A decisão cabe aos municípios, mas o risco é que, havendo contratos de concessão a chegar ao fim, e sem processo concluído, cada município comece a decidir por si o que fazer, teme Carlos Santos. “Tivemos até agora uma entidade que tratou o país como um todo a nível de investimento e garantiu uma qualidade de serviço homogénea, se hoje o formos a dividir e ramificar, tudo isto se perde”.
“Temos uma qualidade de serviço que é boa, homogeneidade de tarifas a nível nacional, esteja o consumidor em Albufeira ou na Covilhã, ao contrário do que acontece com a água, e uma fórmula para remunerar os municípios pela utilização das redes que também é idêntica, e estes são princípios que não podemos deixar andar para trás”, salienta.
Lembrando que há questões jurídicas que se levantam para os municípios, porque ainda se mantém em vigor a Lei n.º 31/2017 que fixava que os concursos deveriam ser lançados em simultâneo em 2019, mas que nada aconteceu, o também director-geral da ENERAREA - Agência Regional de Energia e Ambiente do Interior defende que é preciso “prolongar as condições das actuais concessões e tomar decisões mais reflectidas” para o futuro, como a eventual integração da rede de baixa tensão com as redes de média e alta tensão (enquanto na primeira os municípios são os concedentes, nas outras, a concessão pertence ao Estado e só terminam em 2044).

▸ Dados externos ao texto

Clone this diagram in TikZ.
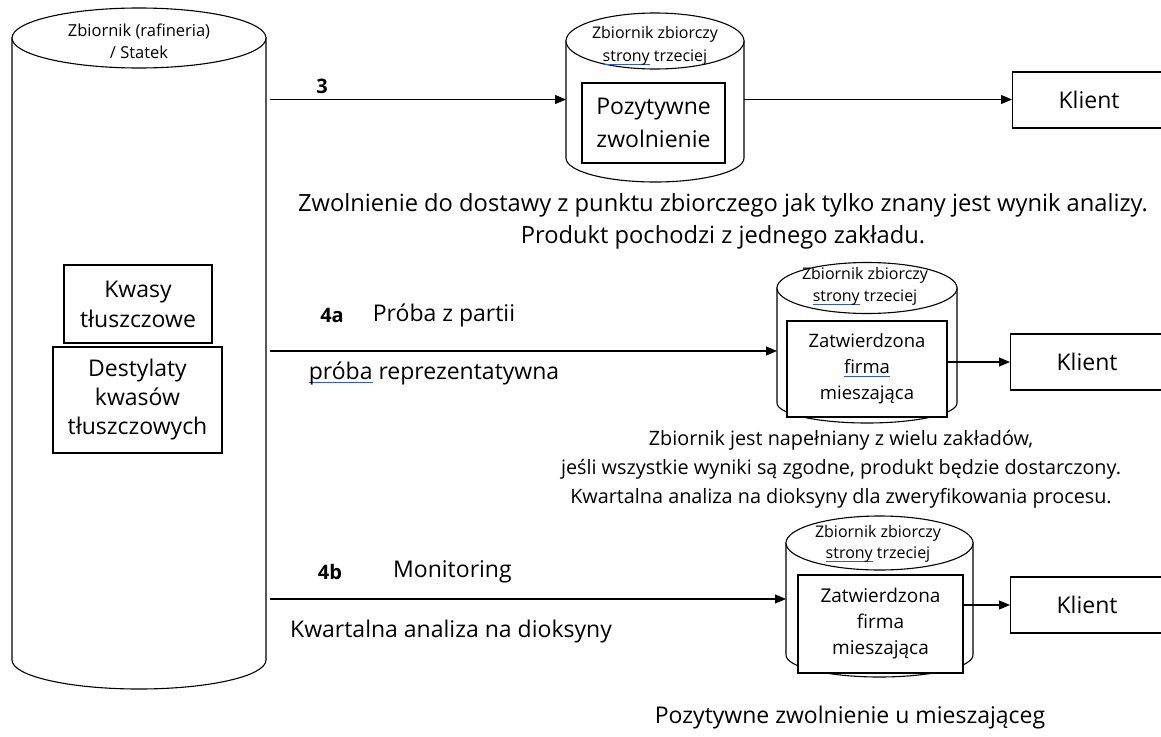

Salientando que se deve ouvir neste processo que tem hoje a concessão (a EDP Distribuição) e quem está interessado em concorrer (como a Endesa, que já manifestou esse interesse), nota que “estamos a falar de um dos maiores contratos do século” e que é tempo de “reflectir se há vantagens ou não em fazer uma unificação e termos a mesma entidade” a gerir baixa, média e alta tensão. “Se tivermos uma entidade a gerir tudo, ou pelo menos entidades que possam concertar a gestão, melhor será o serviço ao consumidor final”.
O fiambre na sandes
Sobre o que tem sido a actuação dos municípios no domínio da energia e ambiente, Carlos Santos diz que hoje “há preocupações prioritárias que antes não o eram”, por causa da luta contra as alterações climáticas. Mas também reconhece que há sempre um “grande incentivo” quando se vê que as intervenções trazem poupanças financeiras, porque os municípios gerem “um grande conjunto de equipamentos municipais e o dinheiro é sempre escasso”.
Daí que as agências se esforcem para demonstrar que “há necessidade de fazer investimentos e de que estes podem ser financiados através de programas comunitários”, dando apoio às autarquias nas candidaturas e na interacção com os gestores dos programas comunitários.
Nestas dinâmicas, a economia local também sai a ganhar. Ao olhar para um edifício municipal, como uma piscina coberta, e identificar um conjunto de medidas que o município deve implementar, a agência cria a “necessidade da redução de consumo e da poupança ambiental, mas também um mercado para que as empresas possam prestar o serviço”: “Costumamos dizer que na sandes somos sempre o fiambre: estamos entre a parte que tem a necessidade e a parte que tem a solução, e acabamos por agenciar processos, juntando-as”.
Exemplo disso é a iluminação pública, onde está grande parte dos consumos e despesa energética dos municípios. Hoje, com o apoio das agências, muitas dessas redes de iluminação já estão a ser geridas por empresas de serviços energéticos, que são parceiras dos municípios. A forma mais fácil de obter poupanças é trocar os equipamentos por outros mais eficientes, mas Carlos Santos frisa que é possível ir mais longe, fazendo a telegestão do equipamento e pondo-o em interacção com outros, dentro do conceito de redes e cidades inteligentes. E dá o exemplo: “Estamos a acompanhar um projecto que tem vários equipamentos de contagem de tráfego e de estações meteorológicas que detectam factores como a quantidade de nevoeiro e que fazem com que se automatize a iluminação em função desses factores”. Se não houver carros nem pessoas na rua, o nível de iluminação baixa para um mínimo necessário de segurança, mas a partir do momento em que se detecta movimento, voltam a subir.
“É esta interactividade que é necessária” e o papel das agências é criar e identificar a necessidade de investimento e encontrar os meios e os parceiros para que a estratégia do município se concretize, explica. Também destaca o cadastro das redes de água que está a ser feito a nível nacional, para identificar os locais onde há perdas na distribuição de água e onde é preciso intervir: “Quero acreditar que os próximos anos já trarão muito investimento para a gestão eficiente das redes de água como existe para a gestão eficiente da componente energética”.
Sublinhando o esforço permanente de sensibilização que é feito pelas agências, o líder da RNAE acredita que “os pequenos passos todos somados permitem obter grandes resultados” e que, tanto na água, como na energia, “se mudarem os comportamentos, também se utilizarão melhor os recursos”.